As readers, we’re fascinated with the perverted, the wrong, and the ungodly. We also pray for redemption, realization and self-preservation. Not without a hitch or two, O’Neill gracefully combines the two with a story that is as revolting as it is beautiful, dirty as it is honest and sadistic as it is gentle. Sick City sparkles acid rain fairy dust over the reader—his captive audience (me) shaking in my shackles demanding more, more, MORE! When there was no more, I cried and then slept a precious, baby sleep, awaiting my next neo-noir challenge, Jerry Stahl’s Pain Killers. I won’t go into it here, but it is so awesome. SO awesome.
The first noir movement really took hold around the time of the Great Depression. Is it a stretch to say that maybe this depression, which is very great, indeed, has sparked a new interest in the noir? New challenges, new shenanigans?
What it is about the noir and its current revival, or so it seems? Am I making this “revival” up or has it always been there? I think it’s all about desperation and what we wouldn’t do for what we want and need. Especially in this “economic climate,” (and I put that in quotes because I am so sick of hearing the phrase), where’s a literary buff to turn? The first noir movement really took hold around the time of the Great Depression. Is it a stretch to say that maybe this depression, which is very great, indeed, has sparked a new interest in the noir? New challenges, new shenanigans?

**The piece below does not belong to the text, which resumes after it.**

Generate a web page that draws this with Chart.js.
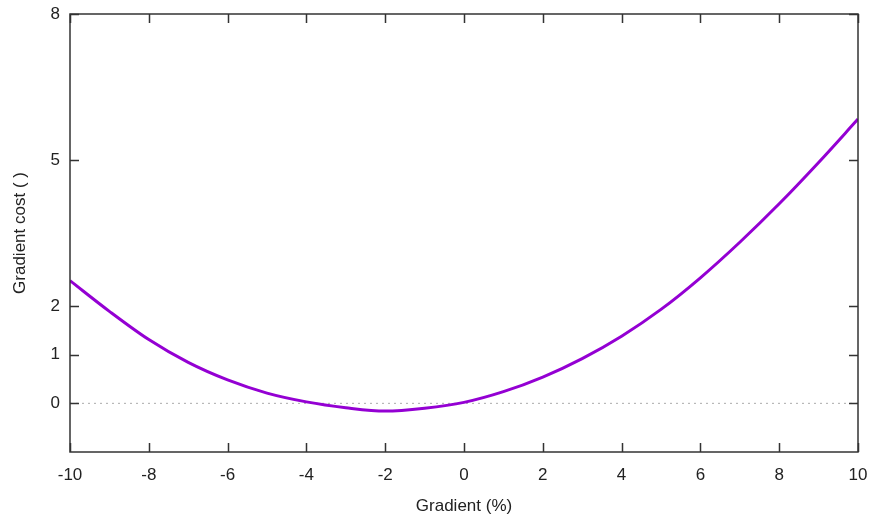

Writers like O’Neill and Stahl, both ex-junkies, knew a different world than many of their readers, perhaps. Others, like me, follow them because I can relate to some part of their journey—some part of the desperation—there it is again—that begets a hardboiled novel. But these novels have heart in a way that some of the oldies but goodies don’t. How can I say the older ones have no heart? All stories have heart or else they would be rubbish! To this, I say you’re right. A story is incapable of being whole without one.
What I believe is that O’Neill’s novel not only showed me the suggestion, even a mere chalk outline of a heart. He showed me one bloody, beating upon a table, begging to be crushed, to be made malfunctioned machine. He asked me to hold it while he shot some dope and keep it for the ride until I could place it safely back inside his character’s bloodless face. It made me wonder how surgeons feel, holding peoples’ hearts in their hands as they beat and sputter.
Tony O’Neill’s Sick City is sick indeed and oh so exhilarating. For a Midwesterner-turned-New Yorker, I didn’t need to know L.A. to know that no matter where you are, the noir landscape is, well, a neon kind of black. It is in the darkness we thrill us and are so thrilled in return. And THAT is the messed-up exquisiteness of the noir, whether you go with a Carver or an O’Neill. Or A Stahl. Read the Stahl too.